The Bessie Boies Cotton Papers in the Sophia Smith collection at Smith College contain many of Bessie’s personal documents from her time in Russia – diaries, correspondence, reports to the YWCA – as well many images from her personal photo album. Some of these pictures seem to suggest that she was fairly close to, and possibly even involved in, the events of the October Revolution and the ensuing struggle for power; there are more than a few incredible shots of marches, barricades, and the aftereffects of street fighting. And in a certain sense, Bessie was near the events – near enough that one night she “[heard] twelve shots in front of [her] house” (Bessie Boies Cotton Papers Box III, Folder 2).

But these images do not shed as much light on revolutionary Russia as one might hope.
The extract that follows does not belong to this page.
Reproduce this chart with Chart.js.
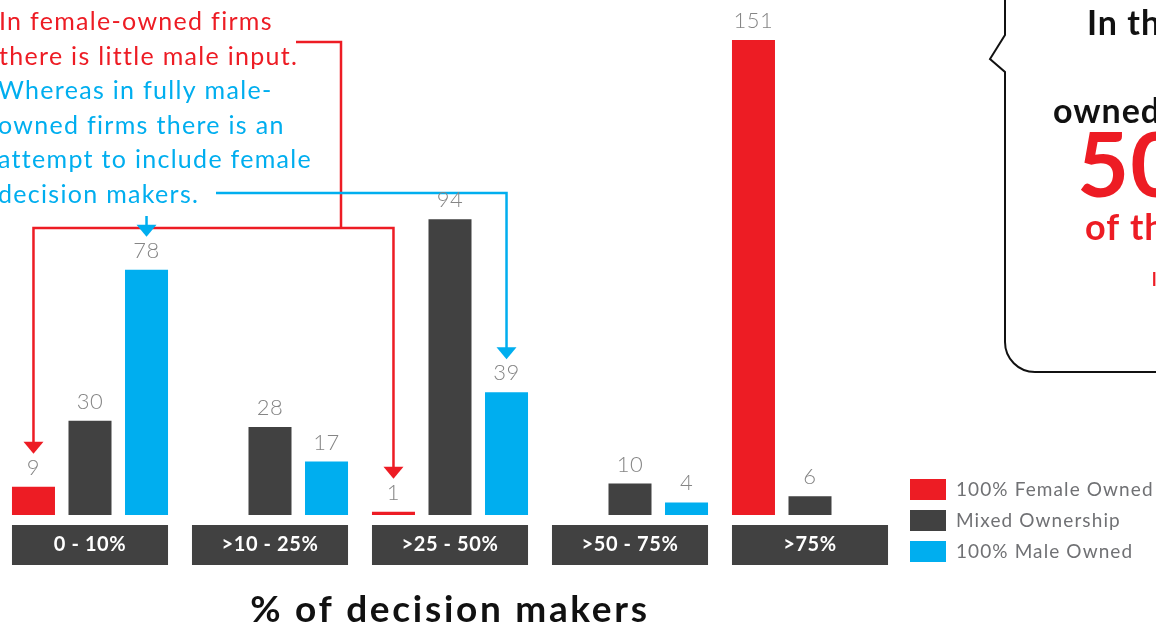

One reason for this is the simple reality of revolution – the October Revolution was “in fact such a small action … that it passed unnoticed by the vast majority of the inhabitants of Petrograd” (Figes, 96). Bessie, an outsider and not a member of any Russian political party, would likely have found it incredibly difficult to distinguish between “important” events and day-to-day fighting.  More importantly, however, Bessie just simply did not care about the revolution, or any revolution for that matter. She told an American newspaper reporter that she and the other YWCA workers “[were] as callous to [the political and social crises] as [New Yorkers were] to traffic on Fifth Avenue” (Bessie Boies Cotton Papers Box I, Folder 7). Because of this attitude, almost none of Bessie’s other personal documents contain any significant references to or reflections on the revolutionary activity she saw.  Instead, her papers are wholly devoted to describing her efforts to help Russian women. Bessie’s most cherished goal was to create an “international fellowship of women” – work she considered even more important during an unstable revolutionary time (Leighton 26;35). So while the photographs she collected are indeed astounding, they are only the backdrop to the story of an even more impressive woman who risked her personal safety to try to guarantee a better future for Russian women.

 

Bibliography

Cotton, Bessie Boies. Papers. Sophia Smith Collection, Smith College, Northampton, MA

Figes, Orlando. Revolutionary Russia 1891-1991: A History. New York: Metropolitan Books, 2014. Print.

Leighton, Elizabeth. “A Women’s Mission to Revolutionary Russia: Bessie Boies Cotton and the Young Christian Women’s Association.” Thesis. Mount Holyoke College, 1983. Bessie Boies Cotton Papers (Box I, Folder 6). Sophia Smith Collection, Smith College, Northampton, MA.

 

EEmily Paruolo Author Photomily Paruolo is a Comparative Literature major, her primary interest being the intersection of Western European ideas and Russian culture. She has studied both French and Russian for eight years and began studying German this fall. She hopes to study abroad in both St. Petersburg, Russia and Geneva, Switzerland next year.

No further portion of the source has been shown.